— begin —
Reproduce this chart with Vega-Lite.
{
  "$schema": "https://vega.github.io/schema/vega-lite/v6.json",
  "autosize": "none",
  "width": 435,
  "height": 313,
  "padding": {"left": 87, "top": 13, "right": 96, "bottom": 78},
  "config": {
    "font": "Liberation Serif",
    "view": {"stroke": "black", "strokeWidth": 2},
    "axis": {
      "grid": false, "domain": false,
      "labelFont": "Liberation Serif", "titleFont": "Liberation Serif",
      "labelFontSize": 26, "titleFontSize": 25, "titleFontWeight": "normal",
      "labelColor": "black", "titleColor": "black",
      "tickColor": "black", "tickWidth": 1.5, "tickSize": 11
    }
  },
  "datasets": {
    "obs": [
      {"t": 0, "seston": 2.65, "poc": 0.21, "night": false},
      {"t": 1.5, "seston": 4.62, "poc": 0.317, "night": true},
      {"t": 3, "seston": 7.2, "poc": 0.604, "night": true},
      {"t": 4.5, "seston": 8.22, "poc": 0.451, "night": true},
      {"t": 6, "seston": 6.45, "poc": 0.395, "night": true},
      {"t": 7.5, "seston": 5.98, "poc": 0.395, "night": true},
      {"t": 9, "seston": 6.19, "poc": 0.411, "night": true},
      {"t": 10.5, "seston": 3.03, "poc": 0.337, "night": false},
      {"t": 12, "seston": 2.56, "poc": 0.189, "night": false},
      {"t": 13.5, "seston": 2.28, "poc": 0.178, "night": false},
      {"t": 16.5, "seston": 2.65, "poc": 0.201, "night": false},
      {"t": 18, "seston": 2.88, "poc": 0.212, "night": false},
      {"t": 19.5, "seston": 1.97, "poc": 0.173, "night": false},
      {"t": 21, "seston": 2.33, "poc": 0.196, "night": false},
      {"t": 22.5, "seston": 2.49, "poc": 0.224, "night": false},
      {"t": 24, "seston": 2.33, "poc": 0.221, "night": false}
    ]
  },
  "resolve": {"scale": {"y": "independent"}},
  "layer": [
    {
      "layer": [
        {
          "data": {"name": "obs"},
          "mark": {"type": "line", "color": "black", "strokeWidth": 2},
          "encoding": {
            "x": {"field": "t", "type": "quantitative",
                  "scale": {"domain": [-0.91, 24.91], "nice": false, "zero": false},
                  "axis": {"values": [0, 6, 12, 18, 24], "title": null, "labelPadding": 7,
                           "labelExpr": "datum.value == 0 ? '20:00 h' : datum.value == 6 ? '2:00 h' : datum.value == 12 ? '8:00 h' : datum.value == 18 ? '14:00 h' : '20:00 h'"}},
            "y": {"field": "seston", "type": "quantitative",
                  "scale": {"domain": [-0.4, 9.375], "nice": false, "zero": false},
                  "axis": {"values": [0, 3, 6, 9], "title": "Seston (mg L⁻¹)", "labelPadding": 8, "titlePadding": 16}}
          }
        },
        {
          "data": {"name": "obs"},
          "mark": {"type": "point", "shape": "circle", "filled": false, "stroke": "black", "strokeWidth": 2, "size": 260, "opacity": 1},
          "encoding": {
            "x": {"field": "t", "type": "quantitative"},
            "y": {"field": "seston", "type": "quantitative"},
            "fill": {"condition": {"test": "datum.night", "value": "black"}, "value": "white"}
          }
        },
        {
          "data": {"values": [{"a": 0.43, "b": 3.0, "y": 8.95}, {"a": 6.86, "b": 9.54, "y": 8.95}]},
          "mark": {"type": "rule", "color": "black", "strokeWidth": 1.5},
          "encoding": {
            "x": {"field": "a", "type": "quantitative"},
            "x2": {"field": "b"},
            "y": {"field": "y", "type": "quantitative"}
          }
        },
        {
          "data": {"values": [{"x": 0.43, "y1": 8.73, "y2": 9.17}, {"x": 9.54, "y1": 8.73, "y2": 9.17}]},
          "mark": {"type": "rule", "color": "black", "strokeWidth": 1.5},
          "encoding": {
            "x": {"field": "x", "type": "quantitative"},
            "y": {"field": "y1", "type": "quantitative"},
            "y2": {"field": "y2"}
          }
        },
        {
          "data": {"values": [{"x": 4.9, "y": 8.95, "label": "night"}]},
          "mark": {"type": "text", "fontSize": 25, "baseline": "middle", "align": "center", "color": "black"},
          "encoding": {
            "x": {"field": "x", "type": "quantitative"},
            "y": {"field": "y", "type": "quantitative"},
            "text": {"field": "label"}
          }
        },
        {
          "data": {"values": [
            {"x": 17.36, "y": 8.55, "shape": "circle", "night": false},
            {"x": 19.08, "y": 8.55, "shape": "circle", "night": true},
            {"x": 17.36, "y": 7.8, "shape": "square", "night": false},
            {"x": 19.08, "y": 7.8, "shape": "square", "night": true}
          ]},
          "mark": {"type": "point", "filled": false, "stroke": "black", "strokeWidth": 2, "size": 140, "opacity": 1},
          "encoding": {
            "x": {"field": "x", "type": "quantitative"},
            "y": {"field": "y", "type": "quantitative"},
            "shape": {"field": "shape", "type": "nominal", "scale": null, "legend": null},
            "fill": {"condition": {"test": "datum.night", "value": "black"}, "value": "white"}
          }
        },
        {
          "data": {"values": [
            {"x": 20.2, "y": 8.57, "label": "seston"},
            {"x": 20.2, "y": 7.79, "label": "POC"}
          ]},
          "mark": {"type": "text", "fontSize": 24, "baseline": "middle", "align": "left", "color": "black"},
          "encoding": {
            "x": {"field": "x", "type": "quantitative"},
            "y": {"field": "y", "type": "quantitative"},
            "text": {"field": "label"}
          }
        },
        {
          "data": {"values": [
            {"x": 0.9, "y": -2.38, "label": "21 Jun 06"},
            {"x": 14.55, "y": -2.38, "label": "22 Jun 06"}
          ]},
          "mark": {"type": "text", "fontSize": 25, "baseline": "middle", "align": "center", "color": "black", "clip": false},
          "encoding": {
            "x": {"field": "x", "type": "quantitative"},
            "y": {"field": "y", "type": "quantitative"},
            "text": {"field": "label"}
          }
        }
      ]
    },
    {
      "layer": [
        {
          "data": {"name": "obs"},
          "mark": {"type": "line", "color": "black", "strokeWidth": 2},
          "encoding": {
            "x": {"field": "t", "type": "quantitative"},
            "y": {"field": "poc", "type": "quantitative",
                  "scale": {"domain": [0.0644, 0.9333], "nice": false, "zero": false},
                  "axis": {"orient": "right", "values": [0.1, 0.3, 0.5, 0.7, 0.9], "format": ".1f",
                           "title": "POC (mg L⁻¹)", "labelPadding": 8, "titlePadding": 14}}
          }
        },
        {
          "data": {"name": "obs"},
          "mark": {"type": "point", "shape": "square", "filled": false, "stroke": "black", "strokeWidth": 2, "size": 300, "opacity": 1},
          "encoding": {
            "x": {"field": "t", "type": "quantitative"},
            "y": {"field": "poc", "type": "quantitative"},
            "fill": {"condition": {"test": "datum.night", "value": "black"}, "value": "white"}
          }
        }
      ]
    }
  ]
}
— end —
**Goal of the exercise**. Write out all the data again, exactly as it appears.

**Solution to this problem**.
Reproduce this chart with Vega-Lite.
{
  "$schema": "https://vega.github.io/schema/vega-lite/v6.json",
  "autosize": "none",
  "width": 435,
  "height": 313,
  "padding": {"left": 87, "top": 13, "right": 96, "bottom": 78},
  "config": {
    "font": "Liberation Serif",
    "view": {"stroke": "black", "strokeWidth": 2},
    "axis": {
      "grid": false, "domain": false,
      "labelFont": "Liberation Serif", "titleFont": "Liberation Serif",
      "labelFontSize": 26, "titleFontSize": 25, "titleFontWeight": "normal",
      "labelColor": "black", "titleColor": "black",
      "tickColor": "black", "tickWidth": 1.5, "tickSize": 11
    }
  },
  "datasets": {
    "obs": [
      {"t": 0, "seston": 2.65, "poc": 0.21, "night": false},
      {"t": 1.5, "seston": 4.62, "poc": 0.317, "night": true},
      {"t": 3, "seston": 7.2, "poc": 0.604, "night": true},
      {"t": 4.5, "seston": 8.22, "poc": 0.451, "night": true},
      {"t": 6, "seston": 6.45, "poc": 0.395, "night": true},
      {"t": 7.5, "seston": 5.98, "poc": 0.395, "night": true},
      {"t": 9, "seston": 6.19, "poc": 0.411, "night": true},
      {"t": 10.5, "seston": 3.03, "poc": 0.337, "night": false},
      {"t": 12, "seston": 2.56, "poc": 0.189, "night": false},
      {"t": 13.5, "seston": 2.28, "poc": 0.178, "night": false},
      {"t": 16.5, "seston": 2.65, "poc": 0.201, "night": false},
      {"t": 18, "seston": 2.88, "poc": 0.212, "night": false},
      {"t": 19.5, "seston": 1.97, "poc": 0.173, "night": false},
      {"t": 21, "seston": 2.33, "poc": 0.196, "night": false},
      {"t": 22.5, "seston": 2.49, "poc": 0.224, "night": false},
      {"t": 24, "seston": 2.33, "poc": 0.221, "night": false}
    ]
  },
  "resolve": {"scale": {"y": "independent"}},
  "layer": [
    {
      "layer": [
        {
          "data": {"name": "obs"},
          "mark": {"type": "line", "color": "black", "strokeWidth": 2},
          "encoding": {
            "x": {"field": "t", "type": "quantitative",
                  "scale": {"domain": [-0.91, 24.91], "nice": false, "zero": false},
                  "axis": {"values": [0, 6, 12, 18, 24], "title": null, "labelPadding": 7,
                           "labelExpr": "datum.value == 0 ? '20:00 h' : datum.value == 6 ? '2:00 h' : datum.value == 12 ? '8:00 h' : datum.value == 18 ? '14:00 h' : '20:00 h'"}},
            "y": {"field": "seston", "type": "quantitative",
                  "scale": {"domain": [-0.4, 9.375], "nice": false, "zero": false},
                  "axis": {"values": [0, 3, 6, 9], "title": "Seston (mg L⁻¹)", "labelPadding": 8, "titlePadding": 16}}
          }
        },
        {
          "data": {"name": "obs"},
          "mark": {"type": "point", "shape": "circle", "filled": false, "stroke": "black", "strokeWidth": 2, "size": 260, "opacity": 1},
          "encoding": {
            "x": {"field": "t", "type": "quantitative"},
            "y": {"field": "seston", "type": "quantitative"},
            "fill": {"condition": {"test": "datum.night", "value": "black"}, "value": "white"}
          }
        },
        {
          "data": {"values": [{"a": 0.43, "b": 3.0, "y": 8.95}, {"a": 6.86, "b": 9.54, "y": 8.95}]},
          "mark": {"type": "rule", "color": "black", "strokeWidth": 1.5},
          "encoding": {
            "x": {"field": "a", "type": "quantitative"},
            "x2": {"field": "b"},
            "y": {"field": "y", "type": "quantitative"}
          }
        },
        {
          "data": {"values": [{"x": 0.43, "y1": 8.73, "y2": 9.17}, {"x": 9.54, "y1": 8.73, "y2": 9.17}]},
          "mark": {"type": "rule", "color": "black", "strokeWidth": 1.5},
          "encoding": {
            "x": {"field": "x", "type": "quantitative"},
            "y": {"field": "y1", "type": "quantitative"},
            "y2": {"field": "y2"}
          }
        },
        {
          "data": {"values": [{"x": 4.9, "y": 8.95, "label": "night"}]},
          "mark": {"type": "text", "fontSize": 25, "baseline": "middle", "align": "center", "color": "black"},
          "encoding": {
            "x": {"field": "x", "type": "quantitative"},
            "y": {"field": "y", "type": "quantitative"},
            "text": {"field": "label"}
          }
        },
        {
          "data": {"values": [
            {"x": 17.36, "y": 8.55, "shape": "circle", "night": false},
            {"x": 19.08, "y": 8.55, "shape": "circle", "night": true},
            {"x": 17.36, "y": 7.8, "shape": "square", "night": false},
            {"x": 19.08, "y": 7.8, "shape": "square", "night": true}
          ]},
          "mark": {"type": "point", "filled": false, "stroke": "black", "strokeWidth": 2, "size": 140, "opacity": 1},
          "encoding": {
            "x": {"field": "x", "type": "quantitative"},
            "y": {"field": "y", "type": "quantitative"},
            "shape": {"field": "shape", "type": "nominal", "scale": null, "legend": null},
            "fill": {"condition": {"test": "datum.night", "value": "black"}, "value": "white"}
          }
        },
        {
          "data": {"values": [
            {"x": 20.2, "y": 8.57, "label": "seston"},
            {"x": 20.2, "y": 7.79, "label": "POC"}
          ]},
          "mark": {"type": "text", "fontSize": 24, "baseline": "middle", "align": "left", "color": "black"},
          "encoding": {
            "x": {"field": "x", "type": "quantitative"},
            "y": {"field": "y", "type": "quantitative"},
            "text": {"field": "label"}
          }
        },
        {
          "data": {"values": [
            {"x": 0.9, "y": -2.38, "label": "21 Jun 06"},
            {"x": 14.55, "y": -2.38, "label": "22 Jun 06"}
          ]},
          "mark": {"type": "text", "fontSize": 25, "baseline": "middle", "align": "center", "color": "black", "clip": false},
          "encoding": {
            "x": {"field": "x", "type": "quantitative"},
            "y": {"field": "y", "type": "quantitative"},
            "text": {"field": "label"}
          }
        }
      ]
    },
    {
      "layer": [
        {
          "data": {"name": "obs"},
          "mark": {"type": "line", "color": "black", "strokeWidth": 2},
          "encoding": {
            "x": {"field": "t", "type": "quantitative"},
            "y": {"field": "poc", "type": "quantitative",
                  "scale": {"domain": [0.0644, 0.9333], "nice": false, "zero": false},
                  "axis": {"orient": "right", "values": [0.1, 0.3, 0.5, 0.7, 0.9], "format": ".1f",
                           "title": "POC (mg L⁻¹)", "labelPadding": 8, "titlePadding": 14}}
          }
        },
        {
          "data": {"name": "obs"},
          "mark": {"type": "point", "shape": "square", "filled": false, "stroke": "black", "strokeWidth": 2, "size": 300, "opacity": 1},
          "encoding": {
            "x": {"field": "t", "type": "quantitative"},
            "y": {"field": "poc", "type": "quantitative"},
            "fill": {"condition": {"test": "datum.night", "value": "black"}, "value": "white"}
          }
        }
      ]
    }
  ]
}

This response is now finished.